By Vilasini Roy
TO THOSE who caught sight of the advertisement, and saw what it offered, it looked like a meal ticket for life. Investors were urged to put their money in goat farming, and assured that it would double in just three years. Adding meat to the offer was the promise of an additional monthly return of 2 percent.
Manish Khurana, CEO of Gurgaon-based Beetal Livestock and Farm, which put out the ad, explains how to get on the gravy train. “We have over 3,500 goats at our farms in Sohna and Bikaner,” he says. “A minimum investment of Rs.6,000 makes you the owner of a goat, which the company looks after. The goat is also covered by a government-owned insurance company.”
But not everybody is buying into it. Financial planner Gaurav Mushruwala is one such sceptic. “If a scheme sounds too good to be true, it probably is,” he says, implying a scam. That may or may not be, as goat farms are sprouting all over the country. India after all has the world’s second largest population of goats — 124.36 million in the last count from 2003, made available by the Animal Husbandry Department.

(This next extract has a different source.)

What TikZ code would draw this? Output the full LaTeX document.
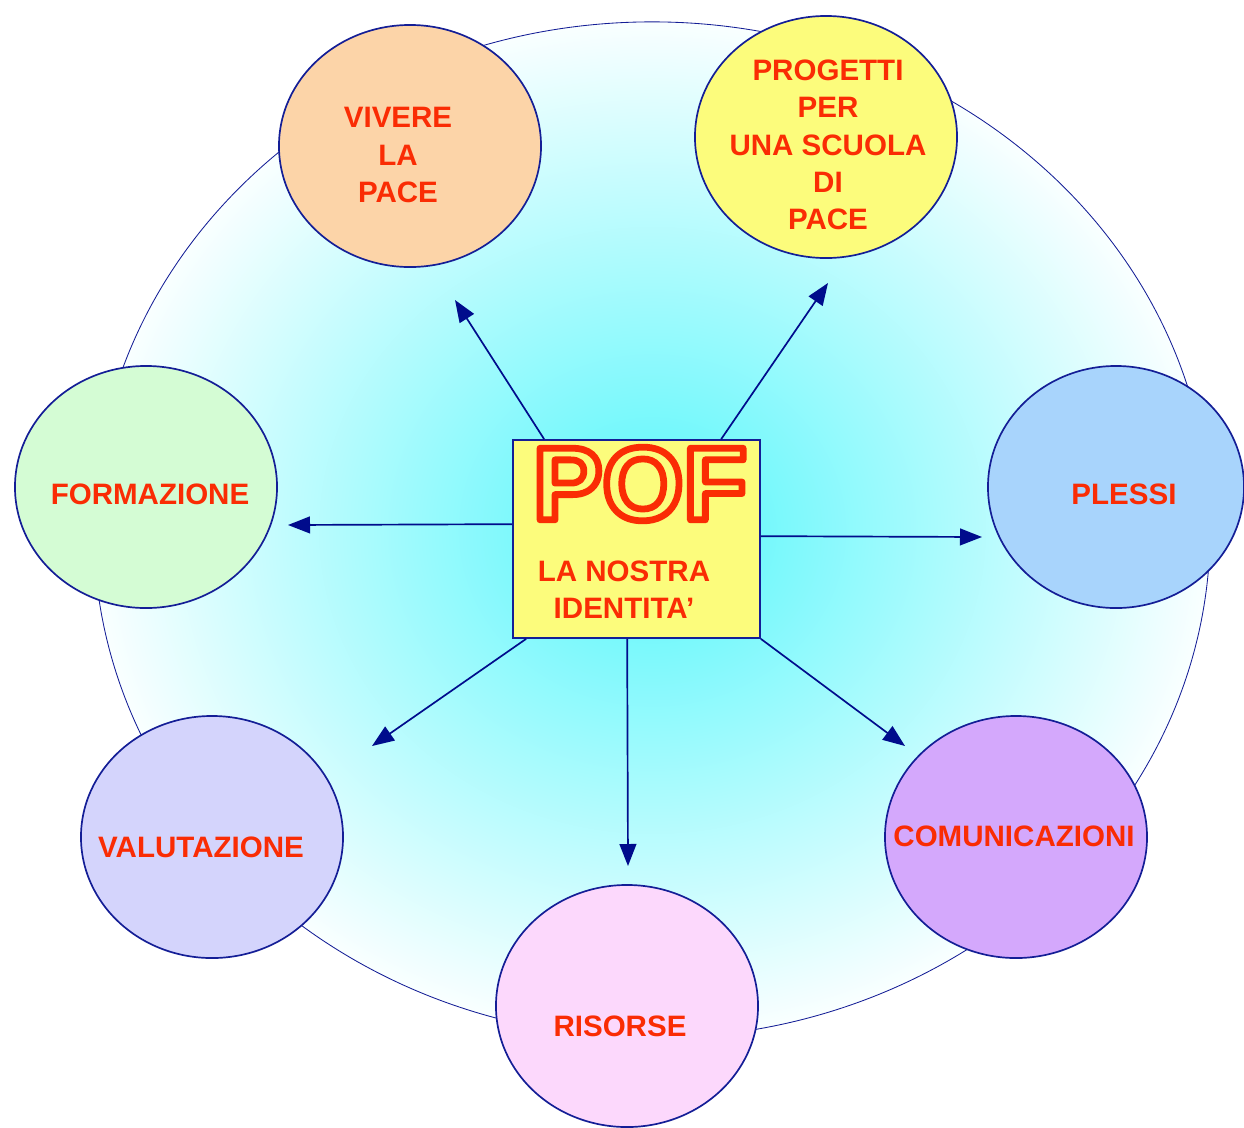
\documentclass[tikz,border=0pt]{standalone}
\usepackage{fontspec}
\setmainfont{Liberation Sans}
\usetikzlibrary{shapes.geometric,arrows.meta}
\definecolor{poftext}{RGB}{250,44,4}
\definecolor{pofline}{RGB}{20,30,150}
\definecolor{pofarrow}{RGB}{0,12,140}
\definecolor{pofyellow}{RGB}{252,252,124}
\definecolor{pofpeach}{RGB}{252,212,168}
\definecolor{pofgreen}{RGB}{212,252,212}
\definecolor{pofblue}{RGB}{168,212,252}
\definecolor{poflilac}{RGB}{212,212,252}
\definecolor{pofpurple}{RGB}{212,168,252}
\definecolor{pofpink}{RGB}{252,216,252}
\definecolor{pofcyan}{RGB}{112,248,252}
\pgfdeclareradialshading{pofglow}{\pgfpoint{0bp}{0bp}}{color(0bp)=(pofcyan); color(4bp)=(pofcyan); color(25bp)=(white!96!pofcyan); color(50bp)=(white)}
% hollow letters: yellow face with a red rim
\newcommand{\pofface}[1]{{\color{pofyellow}\special{pdf:literal direct 0.98 0.173 0.016 RG 4.8 w 1 j 2 Tr}#1\special{pdf:literal direct 0 Tr}}}
\tikzset{
  bubble/.style={ellipse, draw=pofline, line width=1.2pt, minimum width=6.55cm,
    minimum height=6.05cm, inner sep=0pt},
  bubbletext/.style={align=center, text=poftext, inner sep=0pt,
    font=\bfseries\fontsize{21}{26.5}\selectfont},
  link/.style={draw=pofarrow, line width=1.2pt, -{Triangle[length=0.55cm, width=0.42cm]}},
}
\begin{document}
\begin{tikzpicture}[x=0.025cm, y=-0.025cm]
  \useasboundingbox (0,0) rectangle (1244,1127);
  % background ring
  \shade[shading=pofglow] (652,530) ellipse [x radius=13.95cm, y radius=12.7cm];
  \draw[pofline, line width=0.6pt] (652,530) ellipse [x radius=13.95cm, y radius=12.7cm];

  % centre box
  \node[draw=pofline, line width=1.2pt, fill=pofyellow, minimum width=6.175cm,
    minimum height=4.95cm] (pof) at (636.5,539) {};
  \node[inner sep=0pt] (poftitle) at (640,484)
    {\bfseries\fontsize{74}{74}\selectfont\pofface{POF}};
  \node[bubbletext] (pofsub) at (624,590) {LA NOSTRA\\IDENTITA'};

  % arrow tips
  \coordinate (tvivere) at (455,300);
  \coordinate (tprogetti) at (828,283);
  \coordinate (tformazione) at (288,525);
  \coordinate (tplessi) at (982,537);
  \coordinate (tvalutazione) at (372,746);
  \coordinate (trisorse) at (628,866);
  \coordinate (tcomunicazioni) at (905,746);

  \draw[link] ([xshift=0.8cm]pof.north west) -- (tvivere);
  \draw[link] ([xshift=5.225cm]pof.north west) -- (tprogetti);
  \draw[link] ([yshift=-2.125cm]pof.north west) -- (tformazione);
  \draw[link] ([yshift=-2.425cm]pof.north east) -- (tplessi);
  \draw[link] ([xshift=0.35cm]pof.south west) -- (tvalutazione);
  \draw[link] ([xshift=2.875cm]pof.south west) -- (trisorse);
  \draw[link] (pof.south east) -- (tcomunicazioni);

  % outer circles
  \node[bubble, fill=pofpeach] (vivere) at (410,146) {};
  \node[bubble, fill=pofyellow] (progetti) at (826,137) {};
  \node[bubble, fill=pofgreen] (formazione) at (146,487) {};
  \node[bubble, fill=pofblue, minimum width=6.4cm] (plessi) at (1116,487) {};
  \node[bubble, fill=poflilac] (valutazione) at (212,837) {};
  \node[bubble, fill=pofpurple] (comunicazioni) at (1016,837) {};
  \node[bubble, fill=pofpink] (risorse) at (627,1006) {};

  \node[bubbletext] (viveretext) at (398,155) {VIVERE\\LA\\PACE};
  \node[bubbletext] (progettitext) at (828,145) {PROGETTI\\PER\\UNA SCUOLA\\DI\\PACE};
  \node[bubbletext] (formazionetext) at (150,494) {FORMAZIONE};
  \node[bubbletext] (plessitext) at (1124,494) {PLESSI};
  \node[bubbletext] (valutazionetext) at (201,847) {VALUTAZIONE};
  \node[bubbletext] (comunicazionitext) at (1014,836) {COMUNICAZIONI};
  \node[bubbletext] (risorsetext) at (620,1026) {RISORSE};
\end{tikzpicture}
\end{document}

Goat rearing makes sense for several reasons: it requires minimal initial investment; goats are easy to rear and inexpensive to maintain; ten goats can be had for the price of a cow; the animals graze on land that is not suitable for farming or rearing other livestock; and they have short reproductive cycles, with a gestation period of just around five months, and give birth to between two and four offspring.
Small wonder, then, that the government is so keen to promote goat farming. Yes, Beetal Livestock may be talking sense after all.